5 Steps webinar March 2023 - put your questions, stories, and comments here - I'll respond

Folks, the live webinar associated with the 5 Steps to a 5 AP Physics 1 book took place at 3:30 on Tuesday March 7.  Here is the recording from the show!

I'm not on any social media!  But if you'd like to ask questions or share thoughts, please put them in the comments here.  They won't show up instantly... but I'll be happy to respond to people after the show!

And this thread will last a while.  Even if you watched the show on demand rather than live, still put your thoughts here!  I'll respond soon.

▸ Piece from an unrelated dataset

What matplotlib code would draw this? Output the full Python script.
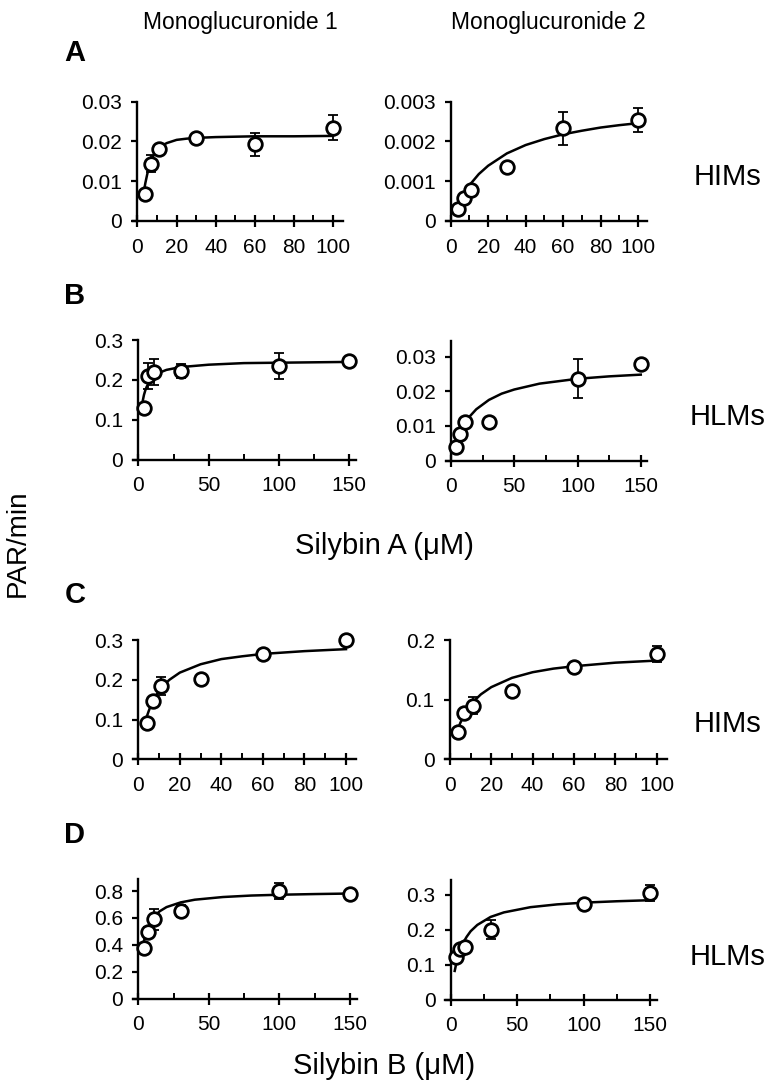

P.S. In the event, physics teachers Kristin Sumner and Nicole Murawski answered a LOT of the questions in the chat!  Thank you both!  

Greg

2 comments:

  1. Here's the comment from the anonymous contributor... I will respond! I just removed the screenshots. :-)

    Hi Mr. Jacobs,
    I was working on an AP Workbook scenario (Unit 5 : Momentum) and I am having trouble understanding the answer to the second graph on Part C (Initial energy + Work = Final Energy), where KE after the collision is not equal to both the car and the truck. The truck has mass 3m and the car has mass m, and they travel at different velocities with respect to their mass and law of conservation of momentum, however their KE's are not equal to each other after the collision?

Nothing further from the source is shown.